En realidad (y eso es lo único que recuerdo) les pensaba ofrecer una reflexión sobre el llamado Servicio Militar Obligatorio, la “mili” en la jerga de la época; de ahí el título de este papel que, cuando lo he acabado de teclear, el título, ha sido, precisamente, cuando me he quedado en blanco. No se asusten: no tenía en la cabeza hablarles de “mi mili”, cosa terrorífica, atroz y espeluznante que suele ser único tema de conversación en los coñazos de encuentros con antiguos conocidos. Me queria referir a las diferencias establecidas entre las ya distintas generaciones sobre el hecho de haber tenido que soportar -las más antiguas- un período de tiempo, largo, inacabable por casi eterno, mientras que las nuevas juventudes, las actuales han tenido la inmensa suerte de no haber “gozado” por saber en qué consiste hacer el rídiculo durante quince o más meses seguidos.

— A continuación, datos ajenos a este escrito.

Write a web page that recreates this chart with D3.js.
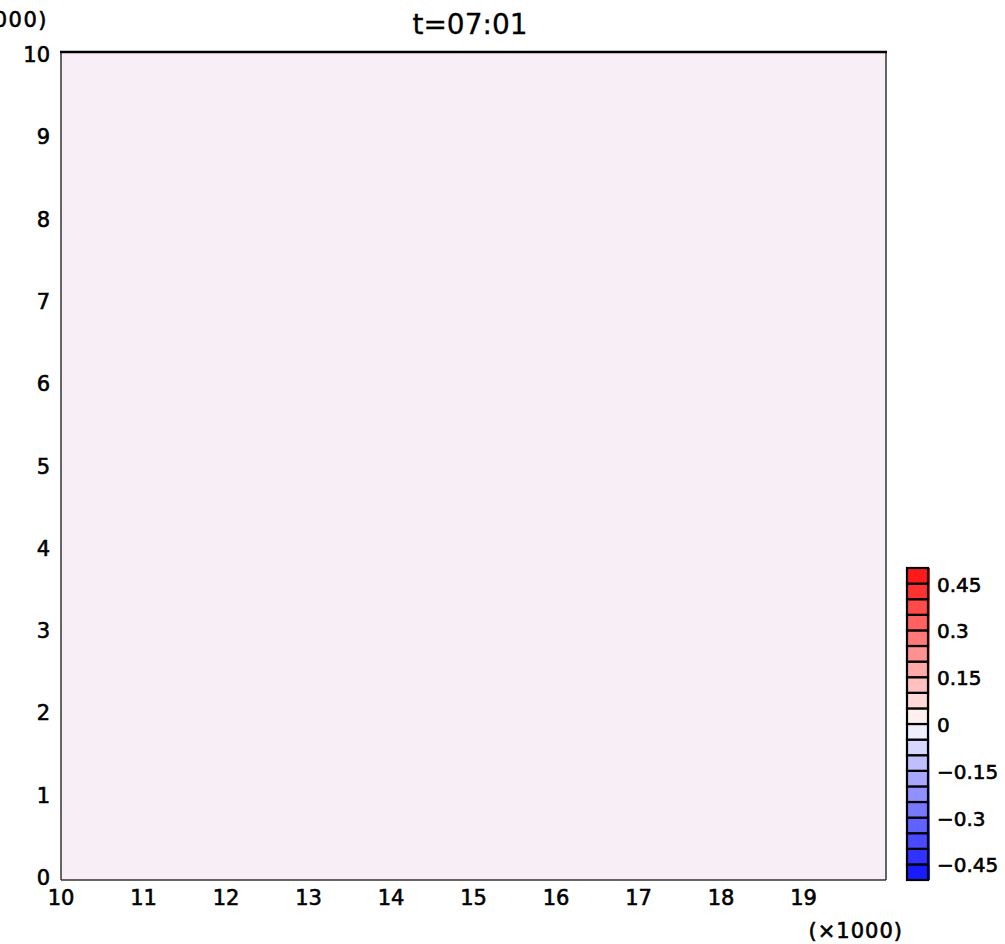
<!DOCTYPE html>
<html>
<head>
<meta charset="utf-8">
<script src="https://cdn.jsdelivr.net/npm/d3@7"></script>
<style>
  html, body { margin: 0; padding: 0; background: #fff; }
  svg { display: block; }
  text { font-family: "DejaVu Sans", "Liberation Sans", Arial, sans-serif; fill: #000; }
  .lab { stroke: #000; stroke-width: 0.6px; }
</style>
</head>
<body>
<svg id="chart" width="1005" height="944"></svg>
<script>
// ---- data ----
const title = "t=07:01";
const xDomain = [10000, 20000];
const yDomain = [0, 10000];
const xTicks = [10, 11, 12, 13, 14, 15, 16, 17, 18, 19];
const yTicks = [0, 1, 2, 3, 4, 5, 6, 7, 8, 9, 10];
const levels = [-0.5, -0.45, -0.4, -0.35, -0.3, -0.25, -0.2, -0.15, -0.1, -0.05, 0,
                0.05, 0.1, 0.15, 0.2, 0.25, 0.3, 0.35, 0.4, 0.45, 0.5];
const levelLabels = [-0.45, -0.3, -0.15, 0, 0.15, 0.3, 0.45];
// field values (whole domain near zero)
const fieldX = [10000];
const fieldY = [0];
const fieldValues = [0];

// ---- layout ----
const svg = d3.select("#chart");
const L = 61, R = 886, T = 52, B = 880;
const x = d3.scaleLinear().domain(xDomain).range([L, R]);
const y = d3.scaleLinear().domain(yDomain).range([B, T]);

const nb = levels.length - 1;
function binColor(i) {
  const mid = (levels[i] + levels[i + 1]) / 2;
  if (mid > 0) {
    const k = Math.round(mid / 0.05 - 0.5);
    return d3.interpolateRgb("#fff0f0", "#ff1a1a")(k / 9);
  } else {
    const k = Math.round(-mid / 0.05 - 0.5);
    return d3.interpolateRgb("#eeeeff", "#1a1aff")(k / 9);
  }
}

// field: value 0 sits on the boundary between the two central bins -> blend them
const fieldColor = d3.interpolateRgb(binColor(9), binColor(10))(0.6);
fieldValues.forEach((v, i) => {
  svg.append("rect")
    .attr("x", x(fieldX[i])).attr("y", y(yDomain[1]))
    .attr("width", x(xDomain[1]) - x(fieldX[i]))
    .attr("height", y(fieldY[i]) - y(yDomain[1]))
    .attr("fill", fieldColor);
});

// frame
svg.append("line").attr("x1", L).attr("x2", R).attr("y1", B).attr("y2", B).attr("stroke", "#333").attr("stroke-width", 1.5);
svg.append("line").attr("x1", L).attr("x2", L).attr("y1", T).attr("y2", B).attr("stroke", "#333").attr("stroke-width", 1.5);
svg.append("line").attr("x1", R).attr("x2", R).attr("y1", T).attr("y2", B).attr("stroke", "#333").attr("stroke-width", 1.5);
svg.append("line").attr("x1", L - 1).attr("x2", R + 1).attr("y1", T).attr("y2", T).attr("stroke", "#000").attr("stroke-width", 2.5);

// y tick labels
svg.append("g").selectAll("text").data(yTicks).join("text")
  .attr("class", "lab")
  .attr("x", 50).attr("y", d => y(d * 1000) + 5 + 0.52 * d)
  .attr("text-anchor", "end")
  .attr("font-size", 21)
  .text(d => d);

// x tick labels
svg.append("g").selectAll("text").data(xTicks).join("text")
  .attr("class", "lab")
  .attr("x", d => x(d * 1000)).attr("y", 905)
  .attr("text-anchor", "middle")
  .attr("font-size", 21)
  .text(d => d);

// multiplier labels
svg.append("text").attr("class", "lab").attr("x", 48).attr("y", 27).attr("text-anchor", "end")
  .attr("font-size", 21).attr("letter-spacing", 1.5).text("(\u00d71000)");
svg.append("text").attr("class", "lab").attr("x", 903).attr("y", 938).attr("text-anchor", "end")
  .attr("font-size", 21).attr("letter-spacing", 1).text("(\u00d71000)");

// title
svg.append("text").attr("x", 470).attr("y", 34).attr("text-anchor", "middle")
  .attr("font-size", 28).attr("stroke", "#000").attr("stroke-width", 0.3).text(title);

// colorbar
const cb = d3.scaleLinear().domain([levels[0], levels[levels.length - 1]]).range([880, 568]);
const cbL = 907, cbW = 21;
const bins = d3.range(nb);
svg.append("g").selectAll("rect.s").data(bins).join("rect")
  .attr("x", cbL + cbW - 1).attr("width", 3)
  .attr("y", i => cb(levels[i + 1])).attr("height", i => cb(levels[i]) - cb(levels[i + 1]))
  .attr("fill", binColor);
svg.append("g").selectAll("rect.b").data(bins).join("rect")
  .attr("x", cbL).attr("width", cbW)
  .attr("y", i => cb(levels[i + 1])).attr("height", i => cb(levels[i]) - cb(levels[i + 1]))
  .attr("fill", binColor).attr("stroke", "#000").attr("stroke-width", 2.2);

svg.append("g").selectAll("text").data(levelLabels).join("text")
  .attr("class", "lab")
  .attr("x", 937).attr("y", d => cb(d) + 8)
  .attr("font-size", 20)
  .text(d => d < 0 ? "\u2212" + d3.format("")(-d) : d3.format("")(d));
</script>
</body>
</html>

Un servidor todavía se pregunta (sobre todo por las mañanas, con preferencia al alba) qué putas estuve haciendo mientras pasaba las horas, los días y los meses embutido en un traje caqui, con un subfusil ametrallador al hombro, con un cinturón repleto de cartucheras con balas, recibiendo instrucción, desfilando bajo una música espantosa, arrastrándome por los hierbajos con la cara maquillada de betún, asistiendo a clases, interesantísimas, sobre balística, táctica y estrategia y despertándome todas las mañanas, temprano, muy temprano eso sí, a toque de corneta y con un altavoz que rezumaba la canción de moda, Pop Corn (palomitas de maiz), un tema compuesto especialmente para tocarnos los cojones a los soldaditos por un tío de origen alemán cuyo puto nombre era Gershon Kingsley. Y, lo que es peor, todo esto sin comerlo ni beberlo, con nulo sentimiento patriótico, con un espíritu vocacional cancelado, con una parte de la juventud echa trizas y con unos mandos que para qué...

Los jovenes actuales no saben lo que se han “perdido”.

Ahora mismo me ha vuelto la idea del artículo. Demasiado tarde.